-- What the task requires --
Gather all lines from the material that contain the word "matplotlib".

╔══

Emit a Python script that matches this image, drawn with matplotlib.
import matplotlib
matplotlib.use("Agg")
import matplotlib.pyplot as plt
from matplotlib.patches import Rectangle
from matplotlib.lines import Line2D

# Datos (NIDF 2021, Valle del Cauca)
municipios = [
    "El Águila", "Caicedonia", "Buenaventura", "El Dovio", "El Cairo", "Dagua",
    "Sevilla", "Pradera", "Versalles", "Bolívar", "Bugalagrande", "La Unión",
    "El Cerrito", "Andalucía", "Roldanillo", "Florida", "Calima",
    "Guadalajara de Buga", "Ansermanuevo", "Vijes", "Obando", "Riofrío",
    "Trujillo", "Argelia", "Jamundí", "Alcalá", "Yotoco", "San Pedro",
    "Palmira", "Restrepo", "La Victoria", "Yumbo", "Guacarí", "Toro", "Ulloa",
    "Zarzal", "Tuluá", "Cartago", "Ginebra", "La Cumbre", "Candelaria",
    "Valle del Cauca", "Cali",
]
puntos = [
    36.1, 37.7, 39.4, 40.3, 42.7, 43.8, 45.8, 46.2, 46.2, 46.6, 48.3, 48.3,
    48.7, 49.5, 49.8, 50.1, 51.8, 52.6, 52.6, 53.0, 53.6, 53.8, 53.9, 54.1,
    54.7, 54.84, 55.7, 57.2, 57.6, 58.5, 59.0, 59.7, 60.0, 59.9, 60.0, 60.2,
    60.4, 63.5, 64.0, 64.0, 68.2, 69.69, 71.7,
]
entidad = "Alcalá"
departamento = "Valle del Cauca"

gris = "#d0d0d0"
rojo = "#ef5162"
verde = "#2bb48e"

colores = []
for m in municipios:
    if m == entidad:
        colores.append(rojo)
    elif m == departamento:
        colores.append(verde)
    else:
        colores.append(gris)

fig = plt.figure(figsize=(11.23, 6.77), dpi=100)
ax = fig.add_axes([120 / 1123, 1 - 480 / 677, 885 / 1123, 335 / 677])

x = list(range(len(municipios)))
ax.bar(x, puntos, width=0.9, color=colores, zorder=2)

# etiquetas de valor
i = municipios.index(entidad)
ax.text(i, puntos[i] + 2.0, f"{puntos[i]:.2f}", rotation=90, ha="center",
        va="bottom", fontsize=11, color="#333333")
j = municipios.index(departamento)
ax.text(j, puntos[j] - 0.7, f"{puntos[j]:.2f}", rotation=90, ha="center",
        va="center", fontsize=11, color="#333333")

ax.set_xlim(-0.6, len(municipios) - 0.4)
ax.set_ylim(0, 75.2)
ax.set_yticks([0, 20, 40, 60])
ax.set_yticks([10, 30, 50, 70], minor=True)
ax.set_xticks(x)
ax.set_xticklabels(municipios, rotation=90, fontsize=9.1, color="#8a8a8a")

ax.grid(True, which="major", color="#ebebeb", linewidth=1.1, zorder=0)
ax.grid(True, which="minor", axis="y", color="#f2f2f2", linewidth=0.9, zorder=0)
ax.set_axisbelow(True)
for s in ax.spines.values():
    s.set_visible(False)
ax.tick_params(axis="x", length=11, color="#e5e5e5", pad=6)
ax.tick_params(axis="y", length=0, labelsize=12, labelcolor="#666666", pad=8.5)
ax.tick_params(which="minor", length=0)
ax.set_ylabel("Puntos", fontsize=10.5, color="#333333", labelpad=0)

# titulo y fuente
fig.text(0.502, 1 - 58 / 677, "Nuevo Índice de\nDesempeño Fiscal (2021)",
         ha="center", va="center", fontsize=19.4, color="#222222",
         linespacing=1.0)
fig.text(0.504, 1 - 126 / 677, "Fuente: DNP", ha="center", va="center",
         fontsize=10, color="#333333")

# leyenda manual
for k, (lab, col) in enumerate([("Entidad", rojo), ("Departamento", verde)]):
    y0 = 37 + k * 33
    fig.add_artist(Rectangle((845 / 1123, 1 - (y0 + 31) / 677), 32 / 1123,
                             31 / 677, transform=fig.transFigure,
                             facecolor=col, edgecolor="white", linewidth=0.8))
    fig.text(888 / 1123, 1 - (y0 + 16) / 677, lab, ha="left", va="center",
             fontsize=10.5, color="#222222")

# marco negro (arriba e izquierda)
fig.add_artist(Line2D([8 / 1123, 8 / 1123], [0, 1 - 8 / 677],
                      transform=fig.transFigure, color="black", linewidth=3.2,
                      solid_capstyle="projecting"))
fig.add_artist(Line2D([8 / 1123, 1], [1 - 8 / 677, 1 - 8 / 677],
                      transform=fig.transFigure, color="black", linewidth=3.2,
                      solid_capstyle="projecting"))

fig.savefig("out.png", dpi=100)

╚══

-- Answer to this problem --
Emit a Python script that matches this image, drawn with matplotlib.
import matplotlib
matplotlib.use("Agg")
import matplotlib.pyplot as plt
from matplotlib.patches import Rectangle
from matplotlib.lines import Line2D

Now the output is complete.